Desculpem vir destoar este apanhado que comentários a este artigo, adoro o blog do Lauro António e concordo em muita coisa que escreve adoro ler o seu blog e consigo só temos a apender, contudo não concordo com a sua opinião relativa a este filme, fui vê-lo e se disse.se que era um bom filme aí estava a ser carneiro e a ir a atrás do rebanho. Desculpe mas penso que o filme é uma imensa palha com uma história pobre que apenas quer levar o espectador nas emoções daquelas músicas que preenchem muita gente. Não gostei e torno a dize-lo, saí do cinema de rastos pensando que já não se faziam filmes aos três pontapés, se calhar vejo o cinema de uma forma muito própria, o cinema é uma arte e senti que essa arte tava a ser ridicularizada.
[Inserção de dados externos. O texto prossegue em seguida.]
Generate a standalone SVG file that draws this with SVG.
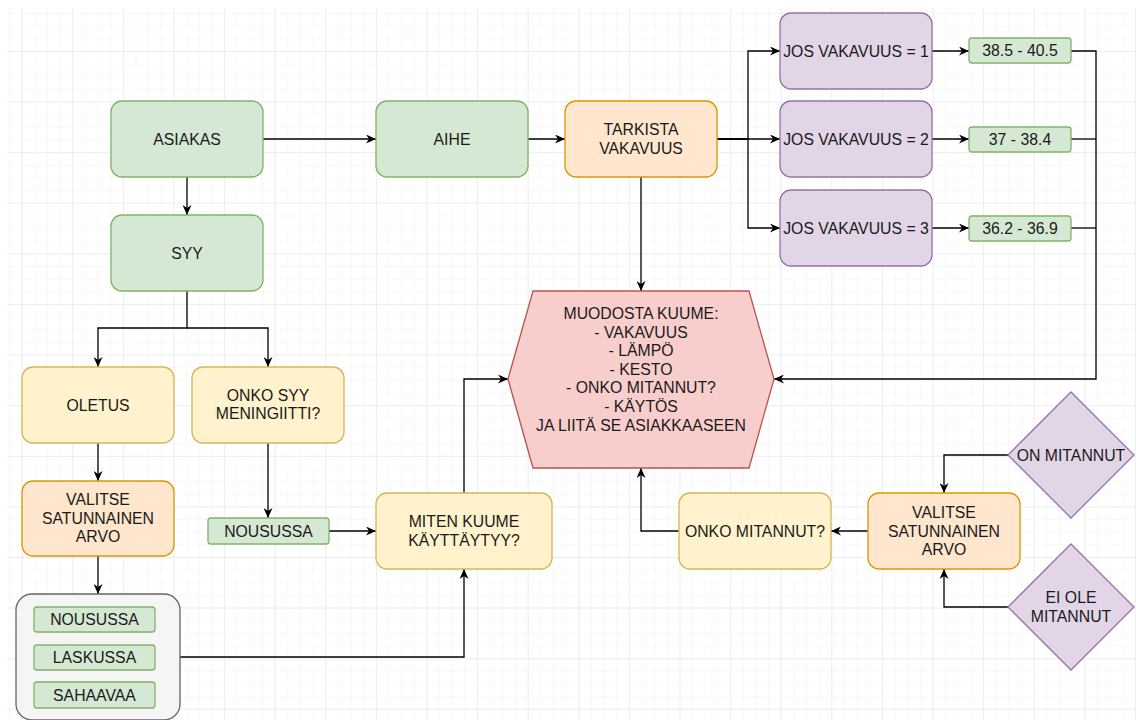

Apenas actores conhecidos uma banda sonora famosa e publicidade não vi lá mais nada... Aceito e respeito todos os comentários mas não concordo. Como Pedro Costa diz o cinema há que ser justo... Abraço e cumprimentos

Lauro António disse...

Meu caro André Ferreira (é assim o seu nome?): o importante é todos terem direito à sua opinião. E todos a verem respeitada. De resto, só não concordo com uma afirmação sua: o cinema é uma arte. Obviamente que deveria tender sempre a ser uma arte, mas também é uma indústria. Mesmo os filmes de arte são indústria. Muitas vezes uma indústria que não só não tende a ser uma arte, como tender a embrutecer o público. "Mamma Mia" é um produto industrial que eu julgo, apesar de inóquo de um ponto de vista artístico, divertido e nada embrutecedor para com o espectador. De resto, cada espectador "deve" ter a sua opinião e segui-la, comparando-a com outras, se for o caso, o que é sempre saudável, mas não se deixando levar por "ditadores de opinião". Que nunca fui, nem quero ser.